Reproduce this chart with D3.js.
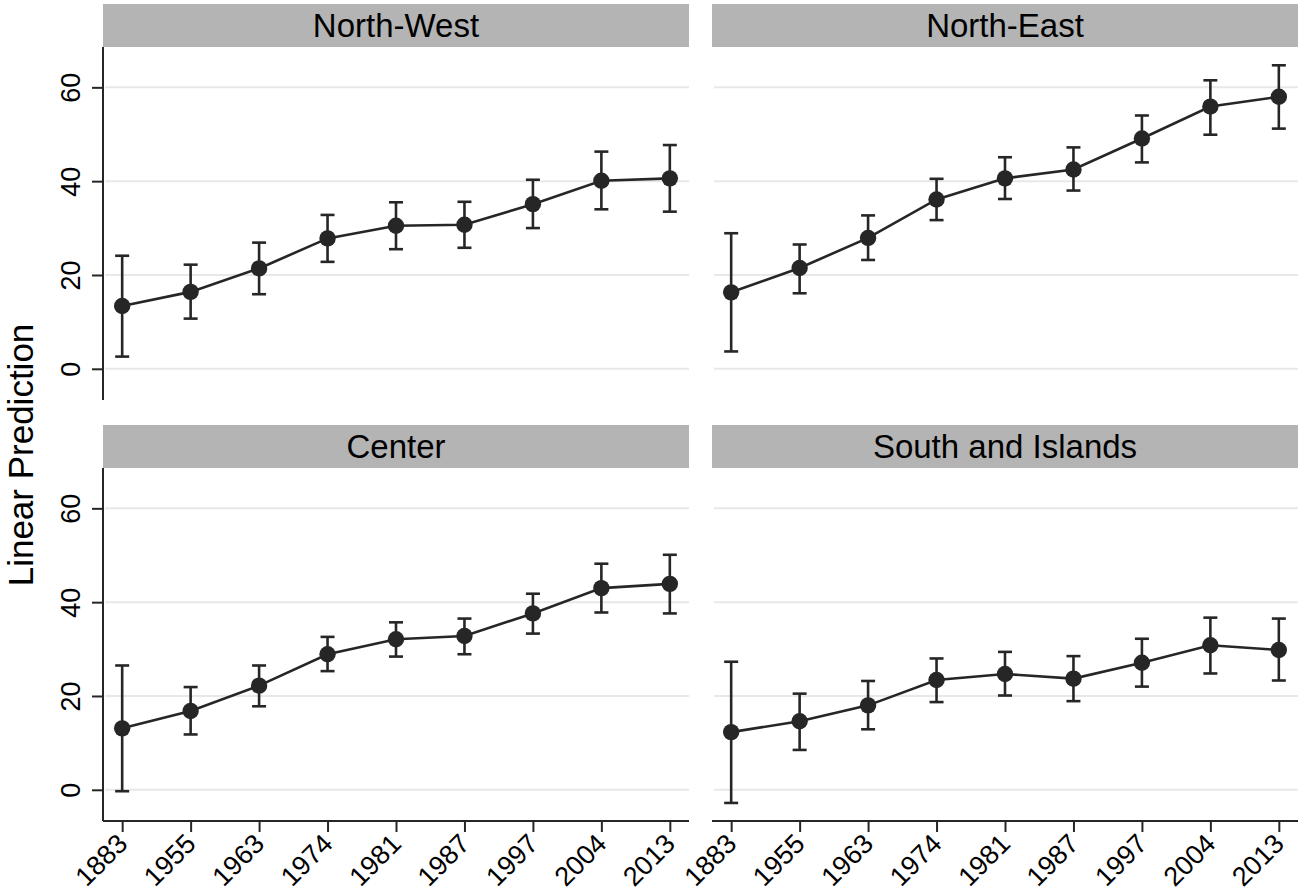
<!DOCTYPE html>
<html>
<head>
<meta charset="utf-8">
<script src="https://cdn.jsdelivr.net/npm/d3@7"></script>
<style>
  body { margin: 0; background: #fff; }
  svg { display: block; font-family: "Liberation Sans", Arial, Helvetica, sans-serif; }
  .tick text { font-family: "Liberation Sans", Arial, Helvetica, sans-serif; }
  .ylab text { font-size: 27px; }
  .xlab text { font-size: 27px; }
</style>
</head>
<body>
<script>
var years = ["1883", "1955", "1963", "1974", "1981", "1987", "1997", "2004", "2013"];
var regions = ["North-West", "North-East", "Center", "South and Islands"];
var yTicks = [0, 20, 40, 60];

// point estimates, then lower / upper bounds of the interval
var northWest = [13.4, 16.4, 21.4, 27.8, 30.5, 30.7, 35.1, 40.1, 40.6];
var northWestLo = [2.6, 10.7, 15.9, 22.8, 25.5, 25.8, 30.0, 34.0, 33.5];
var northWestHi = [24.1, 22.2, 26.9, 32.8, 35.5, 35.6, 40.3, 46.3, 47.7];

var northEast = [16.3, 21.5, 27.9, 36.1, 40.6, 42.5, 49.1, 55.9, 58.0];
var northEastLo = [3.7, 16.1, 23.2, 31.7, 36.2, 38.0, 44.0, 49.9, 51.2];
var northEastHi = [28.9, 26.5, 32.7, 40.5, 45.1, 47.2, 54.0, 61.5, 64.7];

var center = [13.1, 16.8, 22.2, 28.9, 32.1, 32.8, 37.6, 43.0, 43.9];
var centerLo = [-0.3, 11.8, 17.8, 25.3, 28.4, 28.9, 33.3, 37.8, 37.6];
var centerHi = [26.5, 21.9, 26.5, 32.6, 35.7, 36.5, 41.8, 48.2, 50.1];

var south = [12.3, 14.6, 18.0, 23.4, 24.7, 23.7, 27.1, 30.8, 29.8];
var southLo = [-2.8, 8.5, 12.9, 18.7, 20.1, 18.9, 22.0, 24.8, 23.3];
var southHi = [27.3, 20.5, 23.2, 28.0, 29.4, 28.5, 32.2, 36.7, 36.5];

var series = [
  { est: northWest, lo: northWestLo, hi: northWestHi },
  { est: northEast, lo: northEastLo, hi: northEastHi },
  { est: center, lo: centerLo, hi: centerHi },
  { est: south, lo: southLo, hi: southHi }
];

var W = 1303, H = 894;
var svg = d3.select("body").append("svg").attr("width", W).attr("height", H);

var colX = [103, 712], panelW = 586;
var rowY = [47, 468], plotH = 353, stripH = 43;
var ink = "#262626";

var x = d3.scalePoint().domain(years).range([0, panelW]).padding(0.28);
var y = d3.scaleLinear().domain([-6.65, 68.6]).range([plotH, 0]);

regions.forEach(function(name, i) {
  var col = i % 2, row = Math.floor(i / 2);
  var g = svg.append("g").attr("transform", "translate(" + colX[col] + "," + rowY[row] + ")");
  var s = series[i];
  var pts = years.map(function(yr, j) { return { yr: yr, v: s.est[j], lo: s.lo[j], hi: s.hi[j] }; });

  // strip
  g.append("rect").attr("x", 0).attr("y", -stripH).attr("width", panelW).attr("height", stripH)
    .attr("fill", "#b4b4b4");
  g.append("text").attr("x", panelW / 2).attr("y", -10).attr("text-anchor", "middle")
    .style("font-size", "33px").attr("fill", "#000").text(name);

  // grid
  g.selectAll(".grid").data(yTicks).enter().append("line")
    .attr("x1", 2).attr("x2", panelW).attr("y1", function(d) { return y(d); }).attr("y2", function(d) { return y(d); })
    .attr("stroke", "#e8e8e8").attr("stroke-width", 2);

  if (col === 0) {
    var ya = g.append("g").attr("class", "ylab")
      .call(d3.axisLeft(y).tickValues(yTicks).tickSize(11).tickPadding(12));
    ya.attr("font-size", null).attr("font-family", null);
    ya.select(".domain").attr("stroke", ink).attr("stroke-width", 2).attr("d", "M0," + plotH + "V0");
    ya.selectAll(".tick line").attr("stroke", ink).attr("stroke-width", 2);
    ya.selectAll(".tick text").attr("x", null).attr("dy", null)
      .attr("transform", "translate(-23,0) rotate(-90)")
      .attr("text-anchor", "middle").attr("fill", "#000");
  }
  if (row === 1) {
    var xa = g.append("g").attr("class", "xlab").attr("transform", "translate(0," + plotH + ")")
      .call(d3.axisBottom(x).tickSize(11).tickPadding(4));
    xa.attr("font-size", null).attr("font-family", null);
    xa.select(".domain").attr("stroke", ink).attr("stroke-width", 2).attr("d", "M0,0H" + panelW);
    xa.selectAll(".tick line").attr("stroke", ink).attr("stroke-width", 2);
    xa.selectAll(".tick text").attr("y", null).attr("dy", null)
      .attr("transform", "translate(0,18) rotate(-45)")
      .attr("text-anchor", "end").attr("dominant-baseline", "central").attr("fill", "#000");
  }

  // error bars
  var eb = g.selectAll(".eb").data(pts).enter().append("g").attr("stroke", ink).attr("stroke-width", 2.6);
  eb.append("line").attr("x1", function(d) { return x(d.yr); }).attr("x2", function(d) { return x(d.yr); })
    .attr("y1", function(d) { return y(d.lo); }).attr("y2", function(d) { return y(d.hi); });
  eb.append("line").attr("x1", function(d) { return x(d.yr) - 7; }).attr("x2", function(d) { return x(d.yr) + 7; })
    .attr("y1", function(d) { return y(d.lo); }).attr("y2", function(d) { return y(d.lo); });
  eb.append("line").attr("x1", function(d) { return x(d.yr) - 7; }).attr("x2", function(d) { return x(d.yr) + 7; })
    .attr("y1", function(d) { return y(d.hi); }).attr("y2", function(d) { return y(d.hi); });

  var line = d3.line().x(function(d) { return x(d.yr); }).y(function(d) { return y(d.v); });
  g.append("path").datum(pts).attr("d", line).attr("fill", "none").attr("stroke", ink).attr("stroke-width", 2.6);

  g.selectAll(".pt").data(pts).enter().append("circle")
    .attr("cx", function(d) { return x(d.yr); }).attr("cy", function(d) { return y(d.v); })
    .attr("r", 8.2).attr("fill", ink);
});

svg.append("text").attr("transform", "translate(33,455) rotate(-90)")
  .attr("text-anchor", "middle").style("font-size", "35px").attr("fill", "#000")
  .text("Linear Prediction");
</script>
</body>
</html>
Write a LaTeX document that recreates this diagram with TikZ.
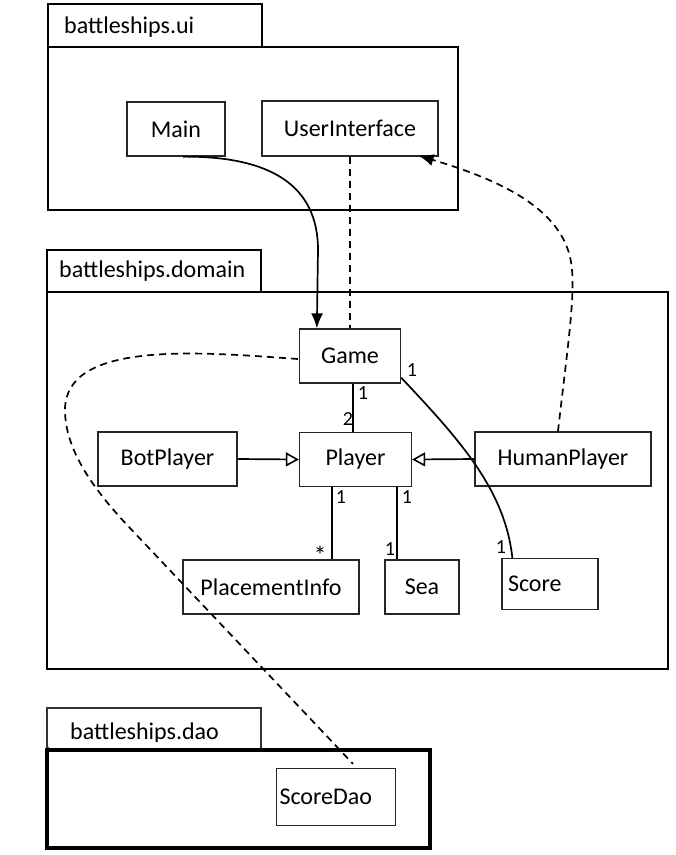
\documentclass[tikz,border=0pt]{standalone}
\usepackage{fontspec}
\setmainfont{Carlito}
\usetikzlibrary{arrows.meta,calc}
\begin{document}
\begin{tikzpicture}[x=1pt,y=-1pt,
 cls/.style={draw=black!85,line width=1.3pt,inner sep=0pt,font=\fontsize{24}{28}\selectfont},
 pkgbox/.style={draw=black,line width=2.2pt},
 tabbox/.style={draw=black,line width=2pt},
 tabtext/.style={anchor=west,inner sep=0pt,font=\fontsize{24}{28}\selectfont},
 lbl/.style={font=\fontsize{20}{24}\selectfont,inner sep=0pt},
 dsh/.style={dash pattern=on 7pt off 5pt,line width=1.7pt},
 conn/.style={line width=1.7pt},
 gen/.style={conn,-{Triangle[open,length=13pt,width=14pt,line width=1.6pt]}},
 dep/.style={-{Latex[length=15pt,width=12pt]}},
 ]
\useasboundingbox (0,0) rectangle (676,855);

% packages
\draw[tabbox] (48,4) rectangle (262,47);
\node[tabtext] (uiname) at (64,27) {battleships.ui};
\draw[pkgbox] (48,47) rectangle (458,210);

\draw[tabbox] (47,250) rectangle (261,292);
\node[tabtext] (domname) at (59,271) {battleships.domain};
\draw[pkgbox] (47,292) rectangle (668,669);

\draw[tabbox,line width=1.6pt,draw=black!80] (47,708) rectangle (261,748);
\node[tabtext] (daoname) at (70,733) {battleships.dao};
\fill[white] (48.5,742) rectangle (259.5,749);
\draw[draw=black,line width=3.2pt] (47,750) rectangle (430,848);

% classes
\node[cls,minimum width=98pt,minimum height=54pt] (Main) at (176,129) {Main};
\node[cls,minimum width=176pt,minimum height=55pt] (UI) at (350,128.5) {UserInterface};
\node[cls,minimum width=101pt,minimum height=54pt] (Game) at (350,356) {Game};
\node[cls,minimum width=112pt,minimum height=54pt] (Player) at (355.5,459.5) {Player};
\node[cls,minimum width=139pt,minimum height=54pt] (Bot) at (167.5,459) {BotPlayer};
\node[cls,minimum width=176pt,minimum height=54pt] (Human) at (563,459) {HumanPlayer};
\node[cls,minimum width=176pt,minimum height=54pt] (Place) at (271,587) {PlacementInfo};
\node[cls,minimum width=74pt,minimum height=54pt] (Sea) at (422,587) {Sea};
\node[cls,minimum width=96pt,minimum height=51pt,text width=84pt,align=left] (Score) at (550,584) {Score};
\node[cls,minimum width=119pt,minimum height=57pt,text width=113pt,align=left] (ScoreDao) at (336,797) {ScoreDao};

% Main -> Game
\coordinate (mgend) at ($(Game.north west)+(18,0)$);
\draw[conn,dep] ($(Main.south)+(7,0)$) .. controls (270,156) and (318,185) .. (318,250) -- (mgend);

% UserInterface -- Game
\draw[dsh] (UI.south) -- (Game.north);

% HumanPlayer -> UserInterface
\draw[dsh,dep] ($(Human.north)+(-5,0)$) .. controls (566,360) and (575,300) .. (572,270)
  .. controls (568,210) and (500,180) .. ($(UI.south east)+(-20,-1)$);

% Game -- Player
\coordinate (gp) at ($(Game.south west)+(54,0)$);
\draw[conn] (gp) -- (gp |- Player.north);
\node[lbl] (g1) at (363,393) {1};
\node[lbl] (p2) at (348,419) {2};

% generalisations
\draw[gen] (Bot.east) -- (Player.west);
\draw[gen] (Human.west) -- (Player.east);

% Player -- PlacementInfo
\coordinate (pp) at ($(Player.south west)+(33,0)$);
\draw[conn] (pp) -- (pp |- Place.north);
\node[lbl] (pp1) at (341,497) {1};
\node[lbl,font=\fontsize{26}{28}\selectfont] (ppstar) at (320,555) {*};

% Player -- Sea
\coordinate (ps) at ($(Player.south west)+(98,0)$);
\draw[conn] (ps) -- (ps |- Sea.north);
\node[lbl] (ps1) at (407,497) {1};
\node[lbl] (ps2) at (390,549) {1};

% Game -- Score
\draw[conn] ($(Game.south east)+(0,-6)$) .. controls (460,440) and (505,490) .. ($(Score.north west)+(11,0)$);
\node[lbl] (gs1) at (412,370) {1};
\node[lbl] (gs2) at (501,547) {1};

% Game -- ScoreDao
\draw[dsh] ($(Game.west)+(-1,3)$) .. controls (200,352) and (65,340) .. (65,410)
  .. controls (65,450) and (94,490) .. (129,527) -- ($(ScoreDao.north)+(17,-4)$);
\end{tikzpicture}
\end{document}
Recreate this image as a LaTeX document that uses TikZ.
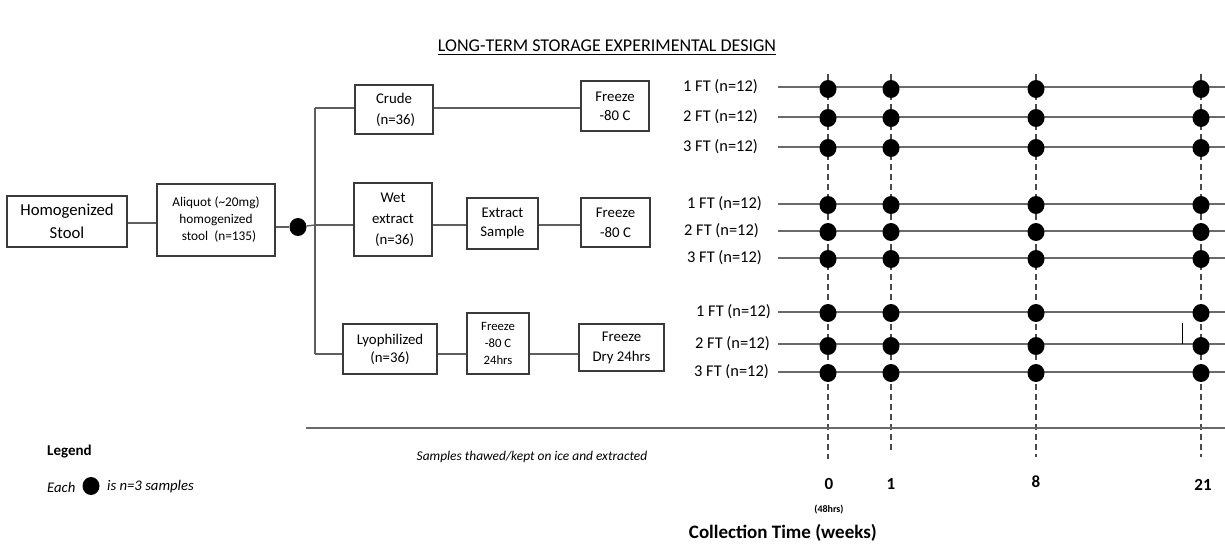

──────────────────────────────

Task brief: Can the lines from the start of the records through the line with "41.8, 48.2, 50.1];" be given again exactly, with the pictures left out?

Reply:
Reproduce this chart with D3.js.
<!DOCTYPE html>
<html>
<head>
<meta charset="utf-8">
<script src="https://cdn.jsdelivr.net/npm/d3@7"></script>
<style>
  body { margin: 0; background: #fff; }
  svg { display: block; font-family: "Liberation Sans", Arial, Helvetica, sans-serif; }
  .tick text { font-family: "Liberation Sans", Arial, Helvetica, sans-serif; }
  .ylab text { font-size: 27px; }
  .xlab text { font-size: 27px; }
</style>
</head>
<body>
<script>
var years = ["1883", "1955", "1963", "1974", "1981", "1987", "1997", "2004", "2013"];
var regions = ["North-West", "North-East", "Center", "South and Islands"];
var yTicks = [0, 20, 40, 60];

// point estimates, then lower / upper bounds of the interval
var northWest = [13.4, 16.4, 21.4, 27.8, 30.5, 30.7, 35.1, 40.1, 40.6];
var northWestLo = [2.6, 10.7, 15.9, 22.8, 25.5, 25.8, 30.0, 34.0, 33.5];
var northWestHi = [24.1, 22.2, 26.9, 32.8, 35.5, 35.6, 40.3, 46.3, 47.7];

var northEast = [16.3, 21.5, 27.9, 36.1, 40.6, 42.5, 49.1, 55.9, 58.0];
var northEastLo = [3.7, 16.1, 23.2, 31.7, 36.2, 38.0, 44.0, 49.9, 51.2];
var northEastHi = [28.9, 26.5, 32.7, 40.5, 45.1, 47.2, 54.0, 61.5, 64.7];

var center = [13.1, 16.8, 22.2, 28.9, 32.1, 32.8, 37.6, 43.0, 43.9];
var centerLo = [-0.3, 11.8, 17.8, 25.3, 28.4, 28.9, 33.3, 37.8, 37.6];
var centerHi = [26.5, 21.9, 26.5, 32.6, 35.7, 36.5, 41.8, 48.2, 50.1];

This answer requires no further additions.